Double Hawk is a shoot 'em up video game for the Sega Master System. The basic premise of the game was that in the 1990s violence was spreading across the globe, brought forth by a group of terrorists. The protagonists, John Jackson and Jack Thomas, are sent into battle to eradicate all threats. Double Hawk has been called Sega's version of Cabal (which was ported to the rival Nintendo Entertainment System the same year).

Gameplay
The game consists of five missions, each with four levels ending in a boss fight. Throughout the game the player must eliminate various enemies including foot soldiers, armed vehicles, and helicopters using multiple guns and ordnance weapons. The player must survive the first 3 stages of every mission within a time limit, and while the 4th "boss" fight of every mission is also timed, that mission will not end until all enemy units have been eliminated.

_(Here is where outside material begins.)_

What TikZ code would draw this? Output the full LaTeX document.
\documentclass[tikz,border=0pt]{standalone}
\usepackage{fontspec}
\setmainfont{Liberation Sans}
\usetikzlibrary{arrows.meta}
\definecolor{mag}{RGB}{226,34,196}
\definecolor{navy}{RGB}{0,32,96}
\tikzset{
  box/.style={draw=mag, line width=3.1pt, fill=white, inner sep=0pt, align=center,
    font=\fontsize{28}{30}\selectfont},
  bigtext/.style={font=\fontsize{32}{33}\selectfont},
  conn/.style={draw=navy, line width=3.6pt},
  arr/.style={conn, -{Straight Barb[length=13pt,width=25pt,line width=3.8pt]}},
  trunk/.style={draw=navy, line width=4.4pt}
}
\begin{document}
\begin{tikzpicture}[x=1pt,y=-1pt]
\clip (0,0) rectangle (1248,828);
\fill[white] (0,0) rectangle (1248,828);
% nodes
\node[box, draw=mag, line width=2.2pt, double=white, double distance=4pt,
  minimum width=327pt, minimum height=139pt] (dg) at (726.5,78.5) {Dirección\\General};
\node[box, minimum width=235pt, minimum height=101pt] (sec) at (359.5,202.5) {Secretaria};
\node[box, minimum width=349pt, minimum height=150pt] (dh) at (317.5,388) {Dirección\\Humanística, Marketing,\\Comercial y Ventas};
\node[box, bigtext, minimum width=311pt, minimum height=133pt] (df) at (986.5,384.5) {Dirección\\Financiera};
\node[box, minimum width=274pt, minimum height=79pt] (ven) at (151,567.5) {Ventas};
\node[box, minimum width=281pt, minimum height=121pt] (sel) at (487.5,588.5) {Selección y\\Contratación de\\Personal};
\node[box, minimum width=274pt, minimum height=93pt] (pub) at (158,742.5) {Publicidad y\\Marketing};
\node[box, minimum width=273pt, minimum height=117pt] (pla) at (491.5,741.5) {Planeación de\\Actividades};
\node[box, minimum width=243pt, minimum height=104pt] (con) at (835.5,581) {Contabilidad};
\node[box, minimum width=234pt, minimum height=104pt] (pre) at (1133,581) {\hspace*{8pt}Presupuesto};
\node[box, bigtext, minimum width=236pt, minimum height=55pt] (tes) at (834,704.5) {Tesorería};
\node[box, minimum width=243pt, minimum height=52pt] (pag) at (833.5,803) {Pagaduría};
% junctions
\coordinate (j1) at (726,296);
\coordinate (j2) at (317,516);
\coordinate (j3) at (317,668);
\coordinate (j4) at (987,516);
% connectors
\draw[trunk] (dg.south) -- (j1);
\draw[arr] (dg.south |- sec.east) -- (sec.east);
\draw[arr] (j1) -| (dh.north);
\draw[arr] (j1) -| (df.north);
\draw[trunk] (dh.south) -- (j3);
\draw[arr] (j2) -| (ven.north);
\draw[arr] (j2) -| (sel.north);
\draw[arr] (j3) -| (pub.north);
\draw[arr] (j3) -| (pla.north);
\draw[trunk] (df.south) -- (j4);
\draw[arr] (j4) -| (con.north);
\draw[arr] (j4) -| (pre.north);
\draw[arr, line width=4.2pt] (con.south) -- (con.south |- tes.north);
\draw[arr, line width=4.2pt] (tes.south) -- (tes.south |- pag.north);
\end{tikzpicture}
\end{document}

A unique element that features in this game is that in co-op gameplay, players that gets hit 3 times and dies  will automatically re-spawn and take a hit off their co-op partner, provided their partner is not down to their last hit.

Various upgrades can be found in each level to facilitate game play. These upgrades would be in the form of colored boxes that fall from enemies that have been taken down. They include:
 Red [S] - Shooting - for a limited time, the player has a larger target range and faster shooting upgrades, which is useful for taking down air-based attacks from helicopters and planes
 Navy [R] - Rapid Fire - for a limited time, the player has the rapid fire ability with his gun, which is useful for taking down ground-based attacks from tanks and heavy machinery.
 Light blue [B] - Bombs - the player receives 10 hand bombs (grenades) to use on the enemy. The player is limited to carry a maximum of 99 grenades.
 Brown [F] - Faster - for the duration of the rest of that particular stage, the player is able to move around and aim his gun faster, useful for dodging bullets.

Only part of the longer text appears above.